Berasal dari akar kata Yunani “polygamia”, poligami adalah sebuah sistem, adat, atau praktek pernikahan dimana sang suami / istri mempunyai lebih dari satu pasangan. Kata ini juga merujuk pada “pola perkentuan” atau berhubungan seksual seekor hewan dengan sejumlah “pasangan kawin”.
Poligami ini dibagi menjadi dua: (1) poligini, yaitu suami yang punya sejumlah istri dan (2) poliandri, yaitu istri yang mempunyai sejumlah suami. Sistem, adat, atau tradisi poligini ini telah dipraktekkan oleh banyak masyarakat kontemporer di dunia ini termasuk kaum Muslim, Kristen Mormon, warga Russia, dlsb. Tradisi ini juga sudah lama dipraktekkan masyarakat Timur Tengah, jauh sebelum masa Islam. Sedangkan poliandri dipraktekkan oleh sejumlah masyarakat suku di Tibet, India, Brazil, dlsb.

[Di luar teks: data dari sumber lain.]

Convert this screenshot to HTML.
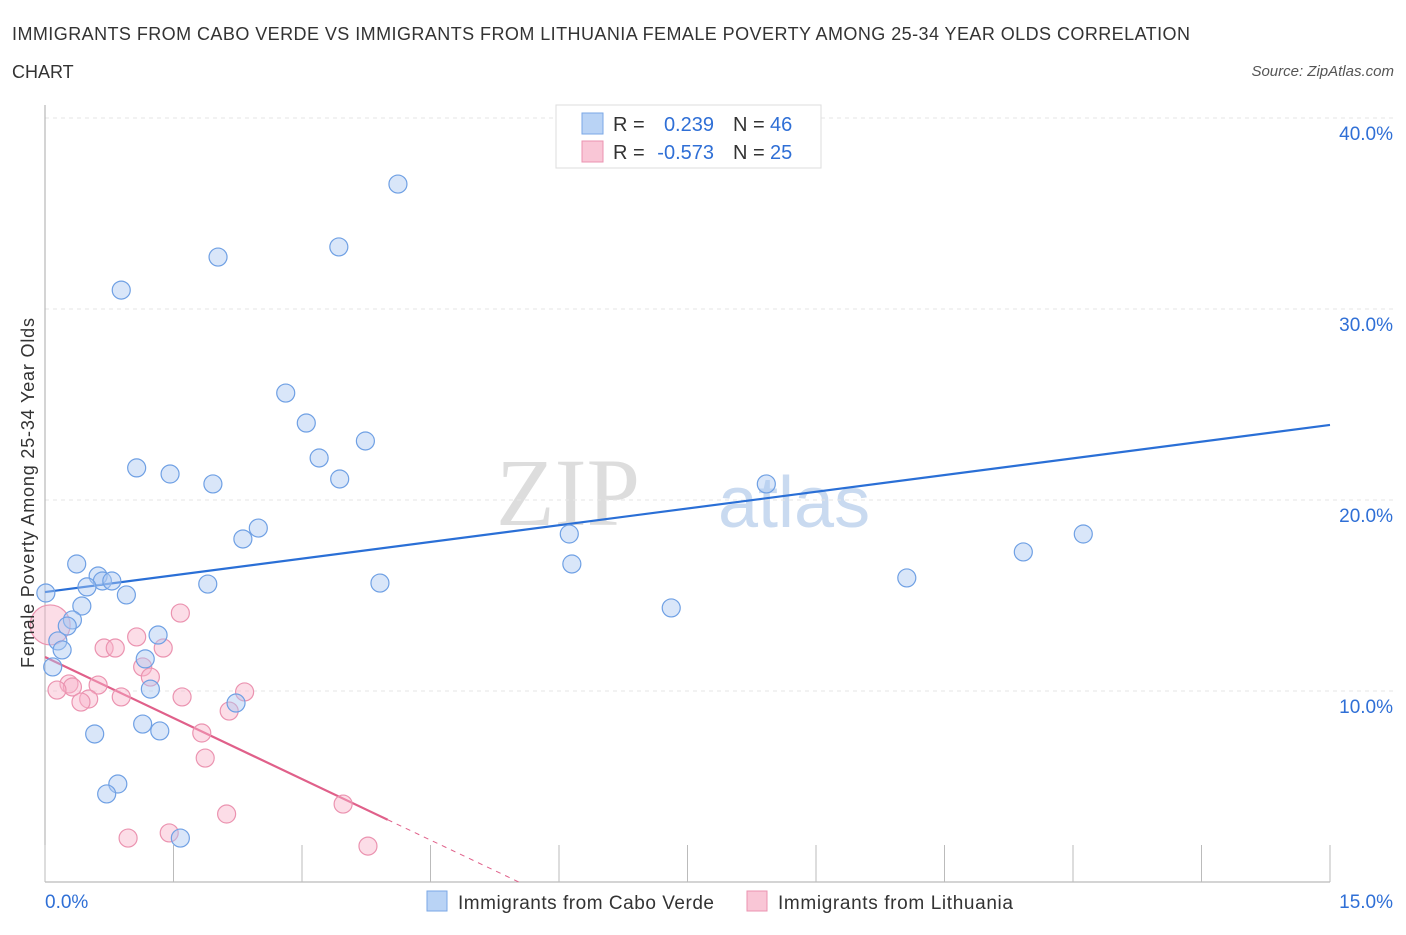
<!DOCTYPE html>
<html><head><meta charset="utf-8"><style>
body{margin:0;background:#fff;font-family:"Liberation Sans",sans-serif;}
svg text{font-family:"Liberation Sans",sans-serif;}
</style></head><body>
<svg id="c" width="1406" height="930" xmlns="http://www.w3.org/2000/svg">
<text x="12" y="40" font-size="18" fill="#333" textLength="1178" lengthAdjust="spacing">IMMIGRANTS FROM CABO VERDE VS IMMIGRANTS FROM LITHUANIA FEMALE POVERTY AMONG 25-34 YEAR OLDS CORRELATION</text>
<text x="12" y="78" font-size="18" fill="#333">CHART</text>
<text x="1394" y="76" font-size="15" fill="#555" font-style="italic" text-anchor="end">Source: ZipAtlas.com</text>
<text x="640" y="525" font-size="96" fill="#ddd" text-anchor="end" style="font-family:'Liberation Serif',serif">ZIP</text>
<text x="718" y="527" font-size="72" fill="#c9daf0">atlas</text>
<g id="grid"></g><g id="axes"></g><g id="trend"></g><g id="pts"></g>
<text transform="translate(34,493) rotate(-90)" font-size="18" fill="#333" text-anchor="middle" textLength="350" lengthAdjust="spacing">Female Poverty Among 25-34 Year Olds</text>
<g>
<rect x="556" y="105" width="265" height="63" fill="#fff" stroke="#ddd"/>
<rect x="582" y="113" width="21" height="21" fill="#b9d3f5" stroke="#7aa7e6"/>
<rect x="582" y="141" width="21" height="21" fill="#f9c6d6" stroke="#eb93b0"/>
<text x="613" y="131" font-size="20" fill="#333">R =</text><text x="714" y="131" font-size="20" fill="#2f6fd6" text-anchor="end">0.239</text>
<text x="733" y="131" font-size="20" fill="#333">N =</text><text x="770" y="131" font-size="20" fill="#2f6fd6">46</text>
<text x="613" y="159" font-size="20" fill="#333">R =</text><text x="714" y="159" font-size="20" fill="#2f6fd6" text-anchor="end">-0.573</text>
<text x="733" y="159" font-size="20" fill="#333">N =</text><text x="770" y="159" font-size="20" fill="#2f6fd6">25</text>
</g>
<g>
<rect x="427" y="891" width="20" height="20" fill="#b9d3f5" stroke="#7aa7e6"/>
<text x="458" y="909" font-size="19" fill="#333" textLength="256" lengthAdjust="spacing">Immigrants from Cabo Verde</text>
<rect x="747" y="891" width="20" height="20" fill="#f9c6d6" stroke="#eb93b0"/>
<text x="778" y="909" font-size="19" fill="#333" textLength="235" lengthAdjust="spacing">Immigrants from Lithuania</text>
</g>
</svg>
<script>
const yTicks=[10,20,30,40];
const xTickLabels=["0.0%","15.0%"];
const blueX=[4.12,3.43,2.02,0.89,2.81,3.05,3.74,3.20,1.07,1.46,3.44,1.96,8.42,2.49,2.31,6.12,12.12,11.42,0.37,6.15,0.62,10.06,0.67,0.78,0.49,3.91,1.90,0.01,0.95,0.43,7.31,0.32,0.26,1.32,0.15,0.20,1.17,0.09,1.23,2.23,1.14,1.34,0.58,0.85,0.72,1.58];
const blueY=[36.54,33.25,32.72,30.99,25.60,24.03,23.09,22.20,21.68,21.36,21.10,20.84,20.84,18.53,17.96,18.22,18.22,17.28,16.65,16.65,16.02,15.92,15.76,15.76,15.45,15.65,15.60,15.13,15.03,14.45,14.35,13.72,13.40,12.93,12.62,12.15,11.68,11.26,10.10,9.37,8.27,7.91,7.75,5.13,4.61,2.30];
const pinkX=[0.06,1.58,1.07,0.69,0.82,1.38,1.14,1.23,0.28,0.32,0.14,0.62,2.33,1.60,0.89,0.51,0.42,2.15,1.83,1.87,3.48,2.12,1.45,0.97,3.77];
const pinkY=[13.46,14.08,12.83,12.25,12.25,12.25,11.26,10.73,10.37,10.21,10.05,10.31,9.95,9.69,9.69,9.58,9.42,8.95,7.80,6.49,4.08,3.56,2.57,2.30,1.88];
const blueTrend=[15.18,23.93];
const pinkTrend=[11.78,-2.13];
const NS="http://www.w3.org/2000/svg";
const X=v=>45+v*1285/15, Y=v=>882-v*19.1;
function mk(p,t,a){const e=document.createElementNS(NS,t);for(const k in a)e.setAttribute(k,a[k]);document.getElementById(p).appendChild(e);return e;}
yTicks.forEach(t=>{
 const l=mk('grid','line',{x1:45,x2:1395,y1:Y(t),y2:Y(t),stroke:'#e6e6e6','stroke-dasharray':'4,4'});
 
 
 const tx=mk('grid','text',{x:1393,y:Y(t)+22,'font-size':19,fill:'#2f6fd6','text-anchor':'end'});tx.textContent=t.toFixed(1)+'%';
 
 
});
mk('axes','line',{x1:45,x2:45,y1:105,y2:882,stroke:'#aaa'});
mk('axes','line',{x1:45,x2:1330,y1:882,y2:882,stroke:'#aaa'});
for(let i=0;i<=10;i++){mk('axes','line',{x1:X(i*1.5),x2:X(i*1.5),y1:845,y2:882,stroke:'#bbb'});}
const a0=mk('axes','text',{x:45,y:908,'font-size':19,fill:'#2f6fd6'});a0.textContent=xTickLabels[0];

const a1=mk('axes','text',{x:1393,y:908,'font-size':19,fill:'#2f6fd6','text-anchor':'end'});a1.textContent=xTickLabels[1];

function pt(x,y,f,s,r){const c=mk('pts','circle',{cx:X(x),cy:Y(y),r:r,fill:f,stroke:s,'stroke-width':1.2});return c;}
pinkX.forEach((x,i)=>{const c=pt(x,pinkY[i],'rgba(248,180,202,0.45)','#eb93b0',i==0?20:9);
 
 });
blueX.forEach((x,i)=>{const c=pt(x,blueY[i],'rgba(170,200,242,0.45)','#6fa0e4',9);
 
 });
const bl=mk('trend','line',{x1:X(0),y1:Y(blueTrend[0]),x2:X(15),y2:Y(blueTrend[1]),stroke:'#2a6fd6','stroke-width':2.2});


const pe=4.0, pz=-pinkTrend[0]/pinkTrend[1];
const pl=mk('trend','line',{x1:X(0),y1:Y(pinkTrend[0]),x2:X(pe),y2:Y(pinkTrend[0]+pinkTrend[1]*pe),stroke:'#e0608a','stroke-width':2.2});


const pd=mk('trend','line',{x1:X(pe),y1:Y(pinkTrend[0]+pinkTrend[1]*pe),x2:X(pz),y2:Y(0),stroke:'#e0608a','stroke-width':1,'stroke-dasharray':'5,5'});


</script>
</body></html>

Jika di Indonesia, wacana “poligini” ini sedang cukup “ngehits”, di Timur Tengah justru mengalami kemerosotan cukup serius. Ada sejumlah faktor yang menyebabkan praktek poligini ini mengalami tantangan dan kemerosotan serius.
Sejumlah faktor itu, menurut penuturan kolega dan murid-murid Arabku, antara lain (1) biaya pernikahan yang sangat mahal, minimal SR 200,000 (sekitar 700an juta), (2) kecemburuan para istri, (3) kesulitan mendistribusikan uang dan kekayaan secara merata dan fair, (4) banyaknya para gadis yang hanya mau menjadi istri pertama, dan yang lebih penting lagi (5) tumbuhnya kaum perempuan terdidik yang enggan untuk dipoligami.
Karena sejumlah faktor itulah maka jangan heran kalau angka perempuan dan laki-laki yang tidak bisa menikah di Tanah Arab ini sangat tinggi. Angka perceraian juga sangat tinggi. Banyak laki-laki Arab yang memilih membujang karena tidak sanggup membiayai mahalnya pernikahan. Yang lain memilih cara lain lagi (tahu kan maksudku? he he).
Pernikahan juga merupakan “sistem sosial” yang sangat kompleks di Arab yang sangat ditentukan oleh identitas kesukuan dan “klanisme”, tidak melulu soal keagamaan/keislaman. Suku-suku atau klan dari “kelas sosial” atas sulit untuk menikah dengan suku/klan dari “kelas sosial” bawah (apalagi menikah Arab-non-Arab, lebih njlimet lagi prosesnya). Jadi sangat rumit dan kompleks.
Waktu saya tanya murid-muridku tanya tentang poligini ini, mereka menjawab: “Satu saja belum tentu dapat, apalagi dua, tiga, dan empat”?